Filter the records below for the word "this". Copy each line that holds it.

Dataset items

■ ■ ■

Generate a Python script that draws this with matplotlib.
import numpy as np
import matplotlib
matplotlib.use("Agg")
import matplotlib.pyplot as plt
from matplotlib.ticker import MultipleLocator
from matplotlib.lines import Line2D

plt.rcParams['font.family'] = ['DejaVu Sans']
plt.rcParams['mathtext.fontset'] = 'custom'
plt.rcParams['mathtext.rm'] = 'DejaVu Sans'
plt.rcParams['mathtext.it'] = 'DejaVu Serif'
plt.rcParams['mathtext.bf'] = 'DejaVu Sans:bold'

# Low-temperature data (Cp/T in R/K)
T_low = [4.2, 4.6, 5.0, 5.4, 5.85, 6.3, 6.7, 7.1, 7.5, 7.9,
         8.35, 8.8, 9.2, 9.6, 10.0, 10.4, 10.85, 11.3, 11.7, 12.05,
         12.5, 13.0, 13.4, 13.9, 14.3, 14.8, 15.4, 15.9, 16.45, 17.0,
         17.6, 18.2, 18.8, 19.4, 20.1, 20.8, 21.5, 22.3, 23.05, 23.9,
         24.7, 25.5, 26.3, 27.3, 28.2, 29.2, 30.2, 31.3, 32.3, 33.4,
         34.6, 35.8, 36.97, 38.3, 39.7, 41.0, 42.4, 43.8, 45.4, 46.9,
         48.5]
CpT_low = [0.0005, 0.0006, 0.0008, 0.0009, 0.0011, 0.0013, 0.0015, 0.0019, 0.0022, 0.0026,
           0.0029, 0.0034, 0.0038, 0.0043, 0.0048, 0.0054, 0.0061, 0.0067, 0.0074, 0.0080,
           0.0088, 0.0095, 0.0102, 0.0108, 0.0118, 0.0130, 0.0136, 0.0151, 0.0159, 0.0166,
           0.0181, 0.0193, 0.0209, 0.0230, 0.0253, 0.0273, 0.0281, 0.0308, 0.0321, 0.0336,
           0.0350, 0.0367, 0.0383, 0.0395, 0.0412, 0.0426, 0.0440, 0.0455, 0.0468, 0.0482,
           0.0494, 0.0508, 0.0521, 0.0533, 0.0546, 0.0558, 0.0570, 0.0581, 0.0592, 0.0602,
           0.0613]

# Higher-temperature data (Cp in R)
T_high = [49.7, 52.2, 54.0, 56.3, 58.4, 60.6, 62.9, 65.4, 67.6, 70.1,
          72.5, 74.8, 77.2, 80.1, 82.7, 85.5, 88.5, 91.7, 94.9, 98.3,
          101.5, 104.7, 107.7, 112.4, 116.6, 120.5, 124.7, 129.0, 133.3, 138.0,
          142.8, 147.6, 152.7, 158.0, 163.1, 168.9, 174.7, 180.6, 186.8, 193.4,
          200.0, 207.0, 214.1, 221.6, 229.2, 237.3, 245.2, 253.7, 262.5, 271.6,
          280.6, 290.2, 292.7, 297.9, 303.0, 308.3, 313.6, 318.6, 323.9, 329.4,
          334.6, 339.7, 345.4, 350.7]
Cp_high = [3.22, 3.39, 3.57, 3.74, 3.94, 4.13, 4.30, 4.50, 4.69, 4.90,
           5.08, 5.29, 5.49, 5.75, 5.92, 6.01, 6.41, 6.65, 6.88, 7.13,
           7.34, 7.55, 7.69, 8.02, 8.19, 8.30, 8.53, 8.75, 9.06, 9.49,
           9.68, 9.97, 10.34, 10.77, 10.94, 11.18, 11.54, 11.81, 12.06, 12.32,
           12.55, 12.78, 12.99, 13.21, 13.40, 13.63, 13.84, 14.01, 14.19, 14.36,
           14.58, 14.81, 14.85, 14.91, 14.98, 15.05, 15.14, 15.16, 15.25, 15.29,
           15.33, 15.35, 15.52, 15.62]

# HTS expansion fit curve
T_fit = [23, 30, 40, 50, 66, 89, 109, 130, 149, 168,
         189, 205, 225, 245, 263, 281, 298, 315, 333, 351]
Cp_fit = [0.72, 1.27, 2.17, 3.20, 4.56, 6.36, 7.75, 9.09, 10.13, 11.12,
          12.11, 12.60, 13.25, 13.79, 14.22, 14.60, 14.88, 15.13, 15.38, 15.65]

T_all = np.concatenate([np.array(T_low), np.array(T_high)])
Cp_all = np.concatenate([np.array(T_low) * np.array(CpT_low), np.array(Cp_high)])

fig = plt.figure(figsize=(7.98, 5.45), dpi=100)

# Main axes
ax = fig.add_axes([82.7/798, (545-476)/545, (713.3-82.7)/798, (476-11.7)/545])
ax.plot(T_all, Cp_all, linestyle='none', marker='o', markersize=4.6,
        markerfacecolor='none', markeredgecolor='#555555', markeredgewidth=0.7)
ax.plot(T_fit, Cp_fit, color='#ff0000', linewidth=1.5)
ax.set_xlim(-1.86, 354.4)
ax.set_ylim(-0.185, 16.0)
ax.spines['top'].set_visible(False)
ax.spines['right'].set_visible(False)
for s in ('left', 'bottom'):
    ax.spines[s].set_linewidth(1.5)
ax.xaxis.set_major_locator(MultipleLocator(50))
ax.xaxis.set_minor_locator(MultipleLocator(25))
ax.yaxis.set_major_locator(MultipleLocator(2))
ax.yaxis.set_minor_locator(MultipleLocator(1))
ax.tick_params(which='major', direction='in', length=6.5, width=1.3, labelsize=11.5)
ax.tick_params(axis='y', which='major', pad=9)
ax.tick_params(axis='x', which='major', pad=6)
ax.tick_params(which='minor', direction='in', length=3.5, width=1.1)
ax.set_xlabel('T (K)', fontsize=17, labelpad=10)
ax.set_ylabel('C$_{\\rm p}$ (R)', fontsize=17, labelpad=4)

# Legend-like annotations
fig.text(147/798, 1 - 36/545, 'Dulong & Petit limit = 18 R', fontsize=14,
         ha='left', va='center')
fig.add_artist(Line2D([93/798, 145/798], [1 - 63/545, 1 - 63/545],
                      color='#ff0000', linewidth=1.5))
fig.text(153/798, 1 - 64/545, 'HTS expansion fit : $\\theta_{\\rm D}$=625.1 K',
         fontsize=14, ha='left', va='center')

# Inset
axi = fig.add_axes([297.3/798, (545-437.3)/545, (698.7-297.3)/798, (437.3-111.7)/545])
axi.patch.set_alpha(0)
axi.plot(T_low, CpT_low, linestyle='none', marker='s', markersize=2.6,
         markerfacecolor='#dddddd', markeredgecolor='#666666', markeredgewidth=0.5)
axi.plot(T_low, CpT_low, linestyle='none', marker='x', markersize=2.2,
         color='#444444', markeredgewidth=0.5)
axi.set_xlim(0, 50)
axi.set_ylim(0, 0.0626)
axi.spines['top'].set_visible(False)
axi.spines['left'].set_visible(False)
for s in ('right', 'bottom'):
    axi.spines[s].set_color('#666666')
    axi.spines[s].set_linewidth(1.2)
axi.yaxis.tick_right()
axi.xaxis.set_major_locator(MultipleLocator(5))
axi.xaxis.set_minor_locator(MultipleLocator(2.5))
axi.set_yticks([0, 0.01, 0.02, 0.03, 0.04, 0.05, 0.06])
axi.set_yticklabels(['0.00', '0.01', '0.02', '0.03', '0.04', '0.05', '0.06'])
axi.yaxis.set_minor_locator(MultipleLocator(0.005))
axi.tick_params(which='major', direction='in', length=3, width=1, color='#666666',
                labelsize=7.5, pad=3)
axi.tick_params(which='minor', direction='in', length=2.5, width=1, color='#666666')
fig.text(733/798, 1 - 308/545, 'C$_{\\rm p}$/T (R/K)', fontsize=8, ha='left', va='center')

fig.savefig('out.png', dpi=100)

■ ■ ■

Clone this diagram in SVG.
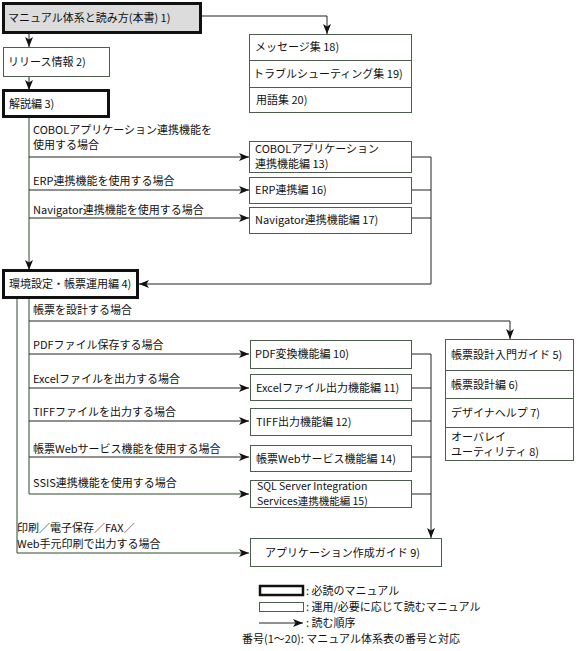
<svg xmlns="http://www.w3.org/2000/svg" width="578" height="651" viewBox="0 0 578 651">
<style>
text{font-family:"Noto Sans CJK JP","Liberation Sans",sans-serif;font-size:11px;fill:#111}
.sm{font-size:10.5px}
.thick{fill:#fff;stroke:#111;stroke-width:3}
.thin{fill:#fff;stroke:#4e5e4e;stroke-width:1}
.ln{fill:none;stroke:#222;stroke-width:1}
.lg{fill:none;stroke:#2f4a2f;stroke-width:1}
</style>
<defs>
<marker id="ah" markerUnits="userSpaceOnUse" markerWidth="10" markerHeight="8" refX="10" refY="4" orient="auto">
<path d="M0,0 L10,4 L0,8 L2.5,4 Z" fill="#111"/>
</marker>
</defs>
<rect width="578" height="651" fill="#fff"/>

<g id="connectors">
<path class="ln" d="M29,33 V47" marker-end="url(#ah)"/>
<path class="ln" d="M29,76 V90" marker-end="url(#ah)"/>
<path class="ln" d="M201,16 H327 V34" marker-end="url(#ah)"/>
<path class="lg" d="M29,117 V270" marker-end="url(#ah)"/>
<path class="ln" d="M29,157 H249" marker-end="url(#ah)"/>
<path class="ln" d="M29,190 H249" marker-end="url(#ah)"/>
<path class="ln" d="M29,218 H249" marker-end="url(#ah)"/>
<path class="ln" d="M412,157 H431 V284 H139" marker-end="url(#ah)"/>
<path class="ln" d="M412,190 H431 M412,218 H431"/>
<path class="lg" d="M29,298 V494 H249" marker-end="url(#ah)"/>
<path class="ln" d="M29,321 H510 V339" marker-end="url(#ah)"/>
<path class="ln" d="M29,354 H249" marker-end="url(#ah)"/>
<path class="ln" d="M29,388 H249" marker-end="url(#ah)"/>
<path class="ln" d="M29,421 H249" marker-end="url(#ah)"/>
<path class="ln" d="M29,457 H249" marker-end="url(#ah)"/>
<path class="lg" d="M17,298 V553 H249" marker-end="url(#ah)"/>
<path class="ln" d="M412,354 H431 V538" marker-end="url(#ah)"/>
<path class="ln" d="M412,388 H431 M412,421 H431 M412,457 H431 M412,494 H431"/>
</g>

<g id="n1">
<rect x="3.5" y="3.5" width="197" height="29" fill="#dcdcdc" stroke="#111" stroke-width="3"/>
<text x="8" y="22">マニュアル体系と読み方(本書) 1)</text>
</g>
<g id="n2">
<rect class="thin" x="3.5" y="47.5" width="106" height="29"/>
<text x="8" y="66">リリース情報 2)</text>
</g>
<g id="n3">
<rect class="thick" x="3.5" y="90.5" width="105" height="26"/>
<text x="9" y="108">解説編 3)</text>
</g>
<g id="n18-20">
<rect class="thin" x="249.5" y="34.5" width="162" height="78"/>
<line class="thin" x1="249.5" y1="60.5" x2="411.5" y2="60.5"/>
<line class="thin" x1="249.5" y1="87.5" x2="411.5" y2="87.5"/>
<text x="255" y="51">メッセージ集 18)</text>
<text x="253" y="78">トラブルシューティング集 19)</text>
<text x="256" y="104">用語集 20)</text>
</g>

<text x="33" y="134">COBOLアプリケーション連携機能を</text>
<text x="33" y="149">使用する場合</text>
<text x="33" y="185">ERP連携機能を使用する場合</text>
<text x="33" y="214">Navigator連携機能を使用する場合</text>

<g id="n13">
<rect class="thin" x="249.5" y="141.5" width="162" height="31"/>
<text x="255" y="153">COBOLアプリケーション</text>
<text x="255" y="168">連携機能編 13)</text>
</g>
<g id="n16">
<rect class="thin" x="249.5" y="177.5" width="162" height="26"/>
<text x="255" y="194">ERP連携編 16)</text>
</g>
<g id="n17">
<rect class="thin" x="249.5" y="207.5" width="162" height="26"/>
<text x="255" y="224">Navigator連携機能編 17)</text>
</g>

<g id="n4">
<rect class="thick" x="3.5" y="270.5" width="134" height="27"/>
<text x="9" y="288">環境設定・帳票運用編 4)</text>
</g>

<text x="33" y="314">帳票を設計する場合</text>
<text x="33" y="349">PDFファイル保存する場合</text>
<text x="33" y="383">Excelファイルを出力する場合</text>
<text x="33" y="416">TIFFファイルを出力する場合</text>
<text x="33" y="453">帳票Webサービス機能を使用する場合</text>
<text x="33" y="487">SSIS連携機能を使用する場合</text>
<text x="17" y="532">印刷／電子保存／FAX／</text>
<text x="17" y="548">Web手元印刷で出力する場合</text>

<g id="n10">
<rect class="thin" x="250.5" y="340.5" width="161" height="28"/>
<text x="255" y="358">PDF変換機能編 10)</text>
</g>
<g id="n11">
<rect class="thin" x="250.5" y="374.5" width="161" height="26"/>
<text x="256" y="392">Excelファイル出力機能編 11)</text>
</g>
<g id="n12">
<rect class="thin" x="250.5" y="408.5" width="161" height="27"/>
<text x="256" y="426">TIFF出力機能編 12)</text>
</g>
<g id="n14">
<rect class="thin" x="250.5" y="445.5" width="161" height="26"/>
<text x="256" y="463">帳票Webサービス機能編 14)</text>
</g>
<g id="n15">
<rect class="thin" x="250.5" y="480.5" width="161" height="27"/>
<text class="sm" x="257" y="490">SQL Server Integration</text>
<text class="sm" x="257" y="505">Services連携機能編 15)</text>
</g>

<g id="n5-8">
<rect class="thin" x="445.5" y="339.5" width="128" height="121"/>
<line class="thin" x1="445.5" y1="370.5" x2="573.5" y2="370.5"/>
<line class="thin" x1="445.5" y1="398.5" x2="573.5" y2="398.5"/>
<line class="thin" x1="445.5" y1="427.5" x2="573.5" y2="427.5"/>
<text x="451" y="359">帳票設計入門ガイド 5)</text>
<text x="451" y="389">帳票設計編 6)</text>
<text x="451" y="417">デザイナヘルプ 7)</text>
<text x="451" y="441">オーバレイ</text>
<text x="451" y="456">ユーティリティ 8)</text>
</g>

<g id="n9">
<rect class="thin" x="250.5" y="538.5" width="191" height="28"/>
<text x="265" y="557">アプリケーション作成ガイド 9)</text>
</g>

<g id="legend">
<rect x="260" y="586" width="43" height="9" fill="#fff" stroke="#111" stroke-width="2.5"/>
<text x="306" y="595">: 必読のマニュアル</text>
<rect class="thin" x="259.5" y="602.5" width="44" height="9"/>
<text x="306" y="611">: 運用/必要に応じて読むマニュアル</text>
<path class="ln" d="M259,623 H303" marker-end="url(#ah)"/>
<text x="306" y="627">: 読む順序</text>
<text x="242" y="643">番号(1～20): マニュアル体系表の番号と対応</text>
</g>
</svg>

■ ■ ■

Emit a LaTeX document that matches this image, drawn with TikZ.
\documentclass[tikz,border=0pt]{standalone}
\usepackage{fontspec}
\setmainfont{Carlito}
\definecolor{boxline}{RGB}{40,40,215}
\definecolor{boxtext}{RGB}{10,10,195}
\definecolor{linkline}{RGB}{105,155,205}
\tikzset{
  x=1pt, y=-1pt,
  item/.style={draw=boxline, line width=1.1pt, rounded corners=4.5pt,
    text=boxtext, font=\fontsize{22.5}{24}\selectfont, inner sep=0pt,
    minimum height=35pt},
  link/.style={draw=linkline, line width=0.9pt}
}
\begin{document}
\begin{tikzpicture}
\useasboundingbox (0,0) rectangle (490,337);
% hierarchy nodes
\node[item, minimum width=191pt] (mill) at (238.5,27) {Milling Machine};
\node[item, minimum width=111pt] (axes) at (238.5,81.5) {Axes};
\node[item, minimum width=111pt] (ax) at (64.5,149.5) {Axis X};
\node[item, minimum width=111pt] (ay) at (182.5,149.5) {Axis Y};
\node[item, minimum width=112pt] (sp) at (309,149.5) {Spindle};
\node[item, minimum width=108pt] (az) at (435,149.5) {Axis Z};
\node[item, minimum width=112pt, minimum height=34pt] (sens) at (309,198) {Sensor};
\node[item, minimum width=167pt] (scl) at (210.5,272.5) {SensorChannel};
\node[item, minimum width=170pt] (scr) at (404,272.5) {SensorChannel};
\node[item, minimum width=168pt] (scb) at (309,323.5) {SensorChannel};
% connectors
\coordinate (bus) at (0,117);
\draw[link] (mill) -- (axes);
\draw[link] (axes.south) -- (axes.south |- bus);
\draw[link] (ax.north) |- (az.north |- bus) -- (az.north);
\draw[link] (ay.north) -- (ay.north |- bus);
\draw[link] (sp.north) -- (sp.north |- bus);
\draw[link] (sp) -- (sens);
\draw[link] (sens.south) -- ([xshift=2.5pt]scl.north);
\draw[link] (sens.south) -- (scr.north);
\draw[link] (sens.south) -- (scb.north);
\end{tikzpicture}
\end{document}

■ ■ ■

■ **RESULT OF THE EXERCISE**
Generate a Python script that draws this with matplotlib.
Clone this diagram in SVG.
Emit a LaTeX document that matches this image, drawn with TikZ.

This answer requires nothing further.